The painting was owned most recently by Herb Kaplan, an antiquarian bookseller. Kurtuz recounted first seeing the painting at a dinner party at Kaplan’s home and never forgetting it.

“I saw it there and I thought, oh my goodness, that is just fabulous,” says Kurtuz.

Kaplan and his wife have since passed away, and their daughter recently went through the process of breaking up their estate. Kurutz asked her about the painting and possible donation.

“I said, this is such a great and iconic event in the state of California’s history,” he says. “And she agreed to that.”

The library is also welcoming two bronze status to its collection donated by historian Joe Nardoni. Both depict the Pony Express and its riders, and one is a miniature of the famed Pony Express statue in Old Sacramento.

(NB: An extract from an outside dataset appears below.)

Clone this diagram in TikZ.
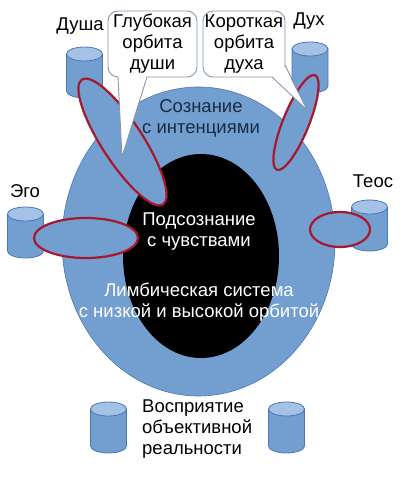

Kurutz says that identifying important pieces of California’s history is arguably the most important function of the state library - and it’s not just written material. The library has a collection of thousands of visual media works that depict important events in California’s past.

“We’re kind of like the library of congress for California,” says Kurutz. “We’ve been in business since 1850, and we’ve been trying to document the state’s history ever since.”

The California State Library is open to visitors interested in checking out its visual and print collections . It’s located at 900 N Street in downtown Sacramento from 9am to 5pm, Monday through Friday.